What to work on →
Below are entries; repeat exactly, and nothing else, the lines from the one holding "Generate a LaTeX" through the one holding "(c2.south) -- (c2e);", inclusive. Leave the pictures out.

Stored records →
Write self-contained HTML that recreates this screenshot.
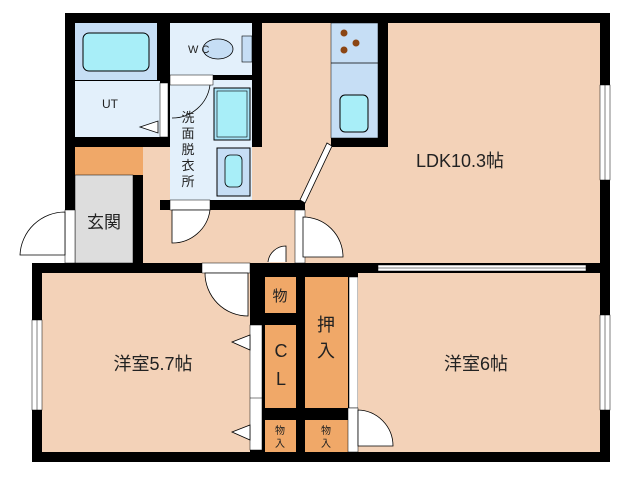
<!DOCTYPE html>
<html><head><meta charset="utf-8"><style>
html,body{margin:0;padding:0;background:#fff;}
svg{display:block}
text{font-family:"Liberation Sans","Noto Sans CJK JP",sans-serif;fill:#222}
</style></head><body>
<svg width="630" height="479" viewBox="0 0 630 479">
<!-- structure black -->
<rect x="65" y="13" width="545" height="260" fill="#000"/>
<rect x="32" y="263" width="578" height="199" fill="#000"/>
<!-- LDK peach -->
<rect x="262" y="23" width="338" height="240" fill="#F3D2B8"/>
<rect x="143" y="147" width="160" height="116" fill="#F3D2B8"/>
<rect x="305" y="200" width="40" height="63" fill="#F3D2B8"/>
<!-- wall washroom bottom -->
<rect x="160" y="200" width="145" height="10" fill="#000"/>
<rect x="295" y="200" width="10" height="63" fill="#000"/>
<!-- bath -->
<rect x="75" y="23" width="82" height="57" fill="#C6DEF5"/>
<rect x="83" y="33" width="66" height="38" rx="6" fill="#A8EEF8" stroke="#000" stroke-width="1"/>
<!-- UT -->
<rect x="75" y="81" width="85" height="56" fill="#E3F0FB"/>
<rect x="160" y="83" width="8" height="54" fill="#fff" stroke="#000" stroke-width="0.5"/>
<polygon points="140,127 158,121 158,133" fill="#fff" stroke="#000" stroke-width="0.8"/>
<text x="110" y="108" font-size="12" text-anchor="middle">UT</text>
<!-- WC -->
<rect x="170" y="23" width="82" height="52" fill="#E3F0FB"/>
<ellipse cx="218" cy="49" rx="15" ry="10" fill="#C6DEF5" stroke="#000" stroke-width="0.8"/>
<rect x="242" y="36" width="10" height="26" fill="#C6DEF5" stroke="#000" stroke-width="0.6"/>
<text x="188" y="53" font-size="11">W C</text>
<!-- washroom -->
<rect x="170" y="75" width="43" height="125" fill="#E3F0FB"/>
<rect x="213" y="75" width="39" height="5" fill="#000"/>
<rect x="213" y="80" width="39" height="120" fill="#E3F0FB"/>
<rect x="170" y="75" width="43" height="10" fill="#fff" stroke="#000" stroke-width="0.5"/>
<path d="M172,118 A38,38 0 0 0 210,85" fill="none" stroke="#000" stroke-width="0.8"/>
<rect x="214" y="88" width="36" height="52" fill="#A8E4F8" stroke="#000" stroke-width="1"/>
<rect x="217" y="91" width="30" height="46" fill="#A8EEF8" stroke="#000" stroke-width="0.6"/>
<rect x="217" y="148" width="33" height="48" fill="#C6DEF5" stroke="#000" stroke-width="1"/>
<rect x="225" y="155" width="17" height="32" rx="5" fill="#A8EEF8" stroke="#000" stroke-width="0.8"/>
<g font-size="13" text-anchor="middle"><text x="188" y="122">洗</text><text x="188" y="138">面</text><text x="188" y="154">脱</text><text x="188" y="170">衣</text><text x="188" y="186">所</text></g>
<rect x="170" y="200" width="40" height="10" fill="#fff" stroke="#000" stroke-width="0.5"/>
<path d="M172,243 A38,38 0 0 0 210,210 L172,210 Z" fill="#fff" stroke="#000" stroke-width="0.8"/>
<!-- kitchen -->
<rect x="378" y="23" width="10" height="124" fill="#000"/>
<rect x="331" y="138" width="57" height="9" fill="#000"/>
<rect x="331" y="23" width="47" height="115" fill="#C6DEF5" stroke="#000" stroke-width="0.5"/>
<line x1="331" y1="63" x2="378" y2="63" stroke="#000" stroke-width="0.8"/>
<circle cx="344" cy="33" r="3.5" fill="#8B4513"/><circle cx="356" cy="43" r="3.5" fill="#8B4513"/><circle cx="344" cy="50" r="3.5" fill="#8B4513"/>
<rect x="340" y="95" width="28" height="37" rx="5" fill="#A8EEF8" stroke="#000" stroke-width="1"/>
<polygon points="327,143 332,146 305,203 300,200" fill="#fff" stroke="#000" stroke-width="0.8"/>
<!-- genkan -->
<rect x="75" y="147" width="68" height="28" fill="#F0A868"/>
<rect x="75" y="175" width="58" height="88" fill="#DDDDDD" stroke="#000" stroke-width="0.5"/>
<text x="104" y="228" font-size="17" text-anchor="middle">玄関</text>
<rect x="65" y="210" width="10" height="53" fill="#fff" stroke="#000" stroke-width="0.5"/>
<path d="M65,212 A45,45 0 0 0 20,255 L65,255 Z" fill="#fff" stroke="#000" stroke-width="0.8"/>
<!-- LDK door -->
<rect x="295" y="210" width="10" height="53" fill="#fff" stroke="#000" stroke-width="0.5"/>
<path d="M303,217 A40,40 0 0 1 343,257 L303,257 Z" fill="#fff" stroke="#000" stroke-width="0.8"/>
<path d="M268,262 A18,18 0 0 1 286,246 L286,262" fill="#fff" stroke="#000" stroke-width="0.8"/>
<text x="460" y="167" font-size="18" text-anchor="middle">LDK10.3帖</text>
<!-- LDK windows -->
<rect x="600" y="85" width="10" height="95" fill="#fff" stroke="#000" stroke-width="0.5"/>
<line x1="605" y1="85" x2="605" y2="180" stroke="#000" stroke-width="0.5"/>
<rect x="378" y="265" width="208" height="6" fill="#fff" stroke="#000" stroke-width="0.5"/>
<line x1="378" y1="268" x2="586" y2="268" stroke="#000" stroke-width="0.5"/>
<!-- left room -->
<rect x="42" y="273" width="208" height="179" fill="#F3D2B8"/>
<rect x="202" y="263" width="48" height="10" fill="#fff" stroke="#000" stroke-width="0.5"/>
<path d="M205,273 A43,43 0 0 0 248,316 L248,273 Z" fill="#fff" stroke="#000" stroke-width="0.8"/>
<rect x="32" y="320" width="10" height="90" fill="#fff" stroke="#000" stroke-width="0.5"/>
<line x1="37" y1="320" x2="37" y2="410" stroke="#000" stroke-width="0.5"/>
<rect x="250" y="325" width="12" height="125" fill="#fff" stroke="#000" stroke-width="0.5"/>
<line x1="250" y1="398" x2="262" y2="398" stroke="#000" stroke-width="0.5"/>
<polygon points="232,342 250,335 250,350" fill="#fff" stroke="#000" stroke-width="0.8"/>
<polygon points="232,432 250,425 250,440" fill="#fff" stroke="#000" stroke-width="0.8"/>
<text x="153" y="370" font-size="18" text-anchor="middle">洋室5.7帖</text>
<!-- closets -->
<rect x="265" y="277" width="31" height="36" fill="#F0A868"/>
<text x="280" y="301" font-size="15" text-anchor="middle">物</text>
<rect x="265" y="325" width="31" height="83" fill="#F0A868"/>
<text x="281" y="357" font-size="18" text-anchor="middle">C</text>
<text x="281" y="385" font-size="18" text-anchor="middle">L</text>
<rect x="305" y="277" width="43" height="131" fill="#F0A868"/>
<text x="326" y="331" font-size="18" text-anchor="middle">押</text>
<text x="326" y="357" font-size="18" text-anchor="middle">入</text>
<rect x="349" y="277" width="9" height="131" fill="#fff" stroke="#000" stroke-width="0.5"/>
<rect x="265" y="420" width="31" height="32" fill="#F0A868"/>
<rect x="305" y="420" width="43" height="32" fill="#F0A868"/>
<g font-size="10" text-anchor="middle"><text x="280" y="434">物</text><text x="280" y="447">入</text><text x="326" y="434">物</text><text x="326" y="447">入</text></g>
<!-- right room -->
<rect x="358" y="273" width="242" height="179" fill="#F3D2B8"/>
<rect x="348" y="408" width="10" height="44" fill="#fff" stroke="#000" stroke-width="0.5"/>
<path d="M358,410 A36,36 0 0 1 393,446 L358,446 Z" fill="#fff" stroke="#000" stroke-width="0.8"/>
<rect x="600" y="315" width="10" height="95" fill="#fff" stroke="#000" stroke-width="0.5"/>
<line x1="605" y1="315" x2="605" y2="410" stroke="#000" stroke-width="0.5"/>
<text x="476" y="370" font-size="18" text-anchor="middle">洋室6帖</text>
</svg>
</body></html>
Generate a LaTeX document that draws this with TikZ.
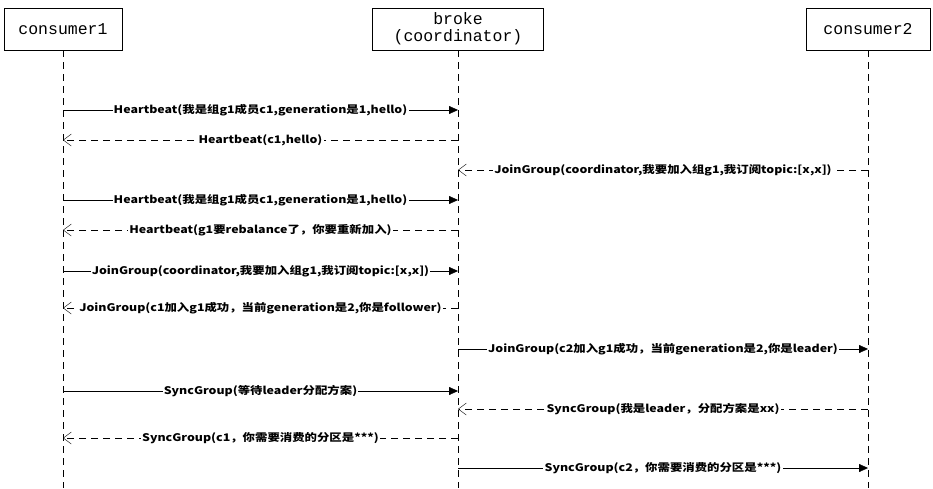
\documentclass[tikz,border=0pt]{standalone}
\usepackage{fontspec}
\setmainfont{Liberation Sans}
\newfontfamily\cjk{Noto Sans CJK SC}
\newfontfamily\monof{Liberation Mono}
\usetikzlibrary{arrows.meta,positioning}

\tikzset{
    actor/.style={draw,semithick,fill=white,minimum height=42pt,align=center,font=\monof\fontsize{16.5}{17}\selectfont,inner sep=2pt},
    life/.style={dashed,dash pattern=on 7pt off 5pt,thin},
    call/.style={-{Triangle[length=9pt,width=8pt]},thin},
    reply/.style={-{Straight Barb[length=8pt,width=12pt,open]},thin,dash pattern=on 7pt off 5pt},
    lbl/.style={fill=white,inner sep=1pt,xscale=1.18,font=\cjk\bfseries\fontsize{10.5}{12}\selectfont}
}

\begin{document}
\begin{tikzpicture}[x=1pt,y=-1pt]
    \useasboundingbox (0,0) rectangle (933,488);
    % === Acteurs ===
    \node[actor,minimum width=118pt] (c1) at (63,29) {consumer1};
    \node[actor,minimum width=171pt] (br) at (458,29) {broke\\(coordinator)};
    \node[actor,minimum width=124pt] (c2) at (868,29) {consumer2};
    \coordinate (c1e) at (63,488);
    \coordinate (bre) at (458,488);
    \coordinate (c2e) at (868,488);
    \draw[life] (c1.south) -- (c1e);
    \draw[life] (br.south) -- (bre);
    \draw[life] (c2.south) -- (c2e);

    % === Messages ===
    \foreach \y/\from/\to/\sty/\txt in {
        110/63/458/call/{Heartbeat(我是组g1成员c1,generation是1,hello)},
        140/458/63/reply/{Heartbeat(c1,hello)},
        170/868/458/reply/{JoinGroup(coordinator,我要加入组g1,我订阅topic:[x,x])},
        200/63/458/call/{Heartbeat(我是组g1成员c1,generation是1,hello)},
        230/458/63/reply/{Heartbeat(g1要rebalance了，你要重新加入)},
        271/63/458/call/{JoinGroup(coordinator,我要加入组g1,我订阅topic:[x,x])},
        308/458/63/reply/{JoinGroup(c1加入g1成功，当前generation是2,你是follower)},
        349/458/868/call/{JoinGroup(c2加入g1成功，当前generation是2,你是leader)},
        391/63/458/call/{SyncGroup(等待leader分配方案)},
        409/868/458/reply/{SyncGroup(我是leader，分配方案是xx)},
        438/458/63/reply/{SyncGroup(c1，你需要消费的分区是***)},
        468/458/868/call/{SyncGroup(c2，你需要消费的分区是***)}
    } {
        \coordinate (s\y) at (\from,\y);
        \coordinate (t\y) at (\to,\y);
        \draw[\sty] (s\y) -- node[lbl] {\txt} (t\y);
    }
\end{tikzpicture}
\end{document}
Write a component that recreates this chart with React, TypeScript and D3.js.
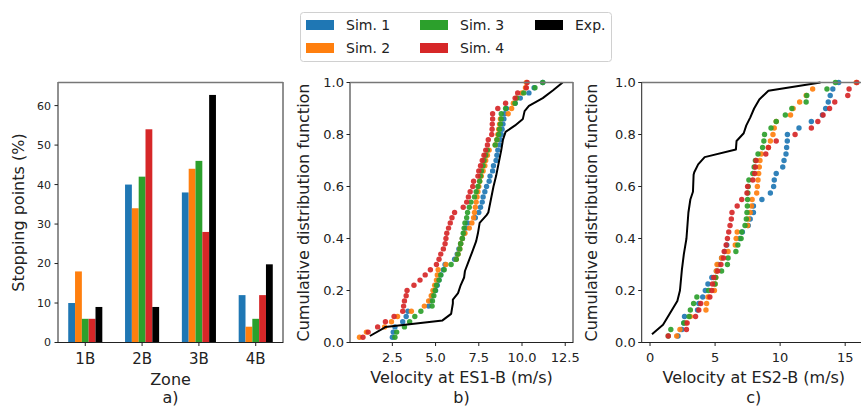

Answer to the task →
Generate a LaTeX document that draws this with TikZ.
\documentclass[tikz,border=0pt]{standalone}
\usepackage{fontspec}
\setmainfont{Liberation Sans}
\newfontfamily\cjk{Noto Sans CJK SC}
\newfontfamily\monof{Liberation Mono}
\usetikzlibrary{arrows.meta,positioning}

\tikzset{
    actor/.style={draw,semithick,fill=white,minimum height=42pt,align=center,font=\monof\fontsize{16.5}{17}\selectfont,inner sep=2pt},
    life/.style={dashed,dash pattern=on 7pt off 5pt,thin},
    call/.style={-{Triangle[length=9pt,width=8pt]},thin},
    reply/.style={-{Straight Barb[length=8pt,width=12pt,open]},thin,dash pattern=on 7pt off 5pt},
    lbl/.style={fill=white,inner sep=1pt,xscale=1.18,font=\cjk\bfseries\fontsize{10.5}{12}\selectfont}
}

\begin{document}
\begin{tikzpicture}[x=1pt,y=-1pt]
    \useasboundingbox (0,0) rectangle (933,488);
    % === Acteurs ===
    \node[actor,minimum width=118pt] (c1) at (63,29) {consumer1};
    \node[actor,minimum width=171pt] (br) at (458,29) {broke\\(coordinator)};
    \node[actor,minimum width=124pt] (c2) at (868,29) {consumer2};
    \coordinate (c1e) at (63,488);
    \coordinate (bre) at (458,488);
    \coordinate (c2e) at (868,488);
    \draw[life] (c1.south) -- (c1e);
    \draw[life] (br.south) -- (bre);
    \draw[life] (c2.south) -- (c2e);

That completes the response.